Set exercise: Reproduce all of the data exactly, with no line skipped.

(Rows from a dataset of charts and code)
>>>>

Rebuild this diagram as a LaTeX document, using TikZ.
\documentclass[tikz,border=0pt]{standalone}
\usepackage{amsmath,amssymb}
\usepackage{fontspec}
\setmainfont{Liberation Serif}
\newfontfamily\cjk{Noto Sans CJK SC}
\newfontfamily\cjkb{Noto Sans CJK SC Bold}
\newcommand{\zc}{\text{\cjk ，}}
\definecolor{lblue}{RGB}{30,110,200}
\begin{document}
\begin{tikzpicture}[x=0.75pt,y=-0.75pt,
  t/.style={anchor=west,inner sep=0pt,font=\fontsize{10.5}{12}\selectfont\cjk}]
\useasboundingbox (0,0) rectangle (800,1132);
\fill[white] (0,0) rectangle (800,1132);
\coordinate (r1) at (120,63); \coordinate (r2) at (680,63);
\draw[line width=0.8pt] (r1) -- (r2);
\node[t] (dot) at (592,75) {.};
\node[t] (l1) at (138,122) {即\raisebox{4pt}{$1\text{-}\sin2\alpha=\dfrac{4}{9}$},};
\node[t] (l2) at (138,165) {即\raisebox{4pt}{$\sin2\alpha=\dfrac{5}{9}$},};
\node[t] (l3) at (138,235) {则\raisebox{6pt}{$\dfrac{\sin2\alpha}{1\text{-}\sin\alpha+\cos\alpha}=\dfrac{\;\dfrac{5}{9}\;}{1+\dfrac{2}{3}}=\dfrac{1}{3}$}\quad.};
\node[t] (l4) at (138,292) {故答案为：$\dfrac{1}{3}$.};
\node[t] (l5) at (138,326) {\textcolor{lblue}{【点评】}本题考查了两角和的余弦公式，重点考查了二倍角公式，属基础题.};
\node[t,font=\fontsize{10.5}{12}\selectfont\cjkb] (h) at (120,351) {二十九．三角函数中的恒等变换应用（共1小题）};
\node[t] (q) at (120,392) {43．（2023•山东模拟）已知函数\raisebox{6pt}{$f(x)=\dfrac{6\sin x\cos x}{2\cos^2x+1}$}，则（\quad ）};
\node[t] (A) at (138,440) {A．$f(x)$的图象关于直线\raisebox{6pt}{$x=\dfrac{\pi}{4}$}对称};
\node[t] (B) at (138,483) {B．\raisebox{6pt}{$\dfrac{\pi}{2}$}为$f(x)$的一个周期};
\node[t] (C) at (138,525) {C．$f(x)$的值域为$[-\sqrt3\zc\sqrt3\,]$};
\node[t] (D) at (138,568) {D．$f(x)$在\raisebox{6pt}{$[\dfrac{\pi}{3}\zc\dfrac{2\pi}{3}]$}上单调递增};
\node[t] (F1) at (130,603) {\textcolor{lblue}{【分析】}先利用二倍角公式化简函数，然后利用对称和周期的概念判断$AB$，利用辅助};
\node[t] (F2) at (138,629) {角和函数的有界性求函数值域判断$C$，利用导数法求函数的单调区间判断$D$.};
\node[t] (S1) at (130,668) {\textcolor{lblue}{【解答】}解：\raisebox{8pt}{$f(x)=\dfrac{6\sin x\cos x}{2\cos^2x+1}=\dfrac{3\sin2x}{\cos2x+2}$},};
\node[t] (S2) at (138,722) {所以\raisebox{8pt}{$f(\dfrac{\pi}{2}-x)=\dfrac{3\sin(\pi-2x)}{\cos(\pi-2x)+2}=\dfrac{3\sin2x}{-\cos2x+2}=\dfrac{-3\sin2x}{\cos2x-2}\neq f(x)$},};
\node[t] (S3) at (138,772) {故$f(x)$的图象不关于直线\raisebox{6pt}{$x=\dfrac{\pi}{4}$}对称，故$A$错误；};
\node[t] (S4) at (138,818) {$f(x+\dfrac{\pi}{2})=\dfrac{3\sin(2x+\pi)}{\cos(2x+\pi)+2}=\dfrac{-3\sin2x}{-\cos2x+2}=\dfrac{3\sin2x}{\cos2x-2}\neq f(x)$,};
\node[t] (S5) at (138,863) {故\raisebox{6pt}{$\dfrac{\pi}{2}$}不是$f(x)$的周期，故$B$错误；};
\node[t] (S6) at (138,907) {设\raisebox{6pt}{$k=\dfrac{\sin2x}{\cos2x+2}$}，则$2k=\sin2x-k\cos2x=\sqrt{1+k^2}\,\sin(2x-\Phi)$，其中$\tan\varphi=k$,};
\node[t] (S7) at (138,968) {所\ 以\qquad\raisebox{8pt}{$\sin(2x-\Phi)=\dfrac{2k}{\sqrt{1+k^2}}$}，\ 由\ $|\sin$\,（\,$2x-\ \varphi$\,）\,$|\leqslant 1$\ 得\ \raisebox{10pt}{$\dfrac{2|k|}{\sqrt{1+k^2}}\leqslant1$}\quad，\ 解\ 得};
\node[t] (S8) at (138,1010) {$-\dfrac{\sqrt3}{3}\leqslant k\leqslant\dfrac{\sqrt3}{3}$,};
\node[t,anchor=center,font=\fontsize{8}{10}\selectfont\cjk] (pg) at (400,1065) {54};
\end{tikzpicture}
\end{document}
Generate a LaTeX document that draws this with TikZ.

<<<<

Complete response:
Rebuild this diagram as a LaTeX document, using TikZ.
\documentclass[tikz,border=0pt]{standalone}
\usepackage{amsmath,amssymb}
\usepackage{fontspec}
\setmainfont{Liberation Serif}
\newfontfamily\cjk{Noto Sans CJK SC}
\newfontfamily\cjkb{Noto Sans CJK SC Bold}
\newcommand{\zc}{\text{\cjk ，}}
\definecolor{lblue}{RGB}{30,110,200}
\begin{document}
\begin{tikzpicture}[x=0.75pt,y=-0.75pt,
  t/.style={anchor=west,inner sep=0pt,font=\fontsize{10.5}{12}\selectfont\cjk}]
\useasboundingbox (0,0) rectangle (800,1132);
\fill[white] (0,0) rectangle (800,1132);
\coordinate (r1) at (120,63); \coordinate (r2) at (680,63);
\draw[line width=0.8pt] (r1) -- (r2);
\node[t] (dot) at (592,75) {.};
\node[t] (l1) at (138,122) {即\raisebox{4pt}{$1\text{-}\sin2\alpha=\dfrac{4}{9}$},};
\node[t] (l2) at (138,165) {即\raisebox{4pt}{$\sin2\alpha=\dfrac{5}{9}$},};
\node[t] (l3) at (138,235) {则\raisebox{6pt}{$\dfrac{\sin2\alpha}{1\text{-}\sin\alpha+\cos\alpha}=\dfrac{\;\dfrac{5}{9}\;}{1+\dfrac{2}{3}}=\dfrac{1}{3}$}\quad.};
\node[t] (l4) at (138,292) {故答案为：$\dfrac{1}{3}$.};
\node[t] (l5) at (138,326) {\textcolor{lblue}{【点评】}本题考查了两角和的余弦公式，重点考查了二倍角公式，属基础题.};
\node[t,font=\fontsize{10.5}{12}\selectfont\cjkb] (h) at (120,351) {二十九．三角函数中的恒等变换应用（共1小题）};
\node[t] (q) at (120,392) {43．（2023•山东模拟）已知函数\raisebox{6pt}{$f(x)=\dfrac{6\sin x\cos x}{2\cos^2x+1}$}，则（\quad ）};
\node[t] (A) at (138,440) {A．$f(x)$的图象关于直线\raisebox{6pt}{$x=\dfrac{\pi}{4}$}对称};
\node[t] (B) at (138,483) {B．\raisebox{6pt}{$\dfrac{\pi}{2}$}为$f(x)$的一个周期};
\node[t] (C) at (138,525) {C．$f(x)$的值域为$[-\sqrt3\zc\sqrt3\,]$};
\node[t] (D) at (138,568) {D．$f(x)$在\raisebox{6pt}{$[\dfrac{\pi}{3}\zc\dfrac{2\pi}{3}]$}上单调递增};
\node[t] (F1) at (130,603) {\textcolor{lblue}{【分析】}先利用二倍角公式化简函数，然后利用对称和周期的概念判断$AB$，利用辅助};
\node[t] (F2) at (138,629) {角和函数的有界性求函数值域判断$C$，利用导数法求函数的单调区间判断$D$.};
\node[t] (S1) at (130,668) {\textcolor{lblue}{【解答】}解：\raisebox{8pt}{$f(x)=\dfrac{6\sin x\cos x}{2\cos^2x+1}=\dfrac{3\sin2x}{\cos2x+2}$},};
\node[t] (S2) at (138,722) {所以\raisebox{8pt}{$f(\dfrac{\pi}{2}-x)=\dfrac{3\sin(\pi-2x)}{\cos(\pi-2x)+2}=\dfrac{3\sin2x}{-\cos2x+2}=\dfrac{-3\sin2x}{\cos2x-2}\neq f(x)$},};
\node[t] (S3) at (138,772) {故$f(x)$的图象不关于直线\raisebox{6pt}{$x=\dfrac{\pi}{4}$}对称，故$A$错误；};
\node[t] (S4) at (138,818) {$f(x+\dfrac{\pi}{2})=\dfrac{3\sin(2x+\pi)}{\cos(2x+\pi)+2}=\dfrac{-3\sin2x}{-\cos2x+2}=\dfrac{3\sin2x}{\cos2x-2}\neq f(x)$,};
\node[t] (S5) at (138,863) {故\raisebox{6pt}{$\dfrac{\pi}{2}$}不是$f(x)$的周期，故$B$错误；};
\node[t] (S6) at (138,907) {设\raisebox{6pt}{$k=\dfrac{\sin2x}{\cos2x+2}$}，则$2k=\sin2x-k\cos2x=\sqrt{1+k^2}\,\sin(2x-\Phi)$，其中$\tan\varphi=k$,};
\node[t] (S7) at (138,968) {所\ 以\qquad\raisebox{8pt}{$\sin(2x-\Phi)=\dfrac{2k}{\sqrt{1+k^2}}$}，\ 由\ $|\sin$\,（\,$2x-\ \varphi$\,）\,$|\leqslant 1$\ 得\ \raisebox{10pt}{$\dfrac{2|k|}{\sqrt{1+k^2}}\leqslant1$}\quad，\ 解\ 得};
\node[t] (S8) at (138,1010) {$-\dfrac{\sqrt3}{3}\leqslant k\leqslant\dfrac{\sqrt3}{3}$,};
\node[t,anchor=center,font=\fontsize{8}{10}\selectfont\cjk] (pg) at (400,1065) {54};
\end{tikzpicture}
\end{document}
Generate a LaTeX document that draws this with TikZ.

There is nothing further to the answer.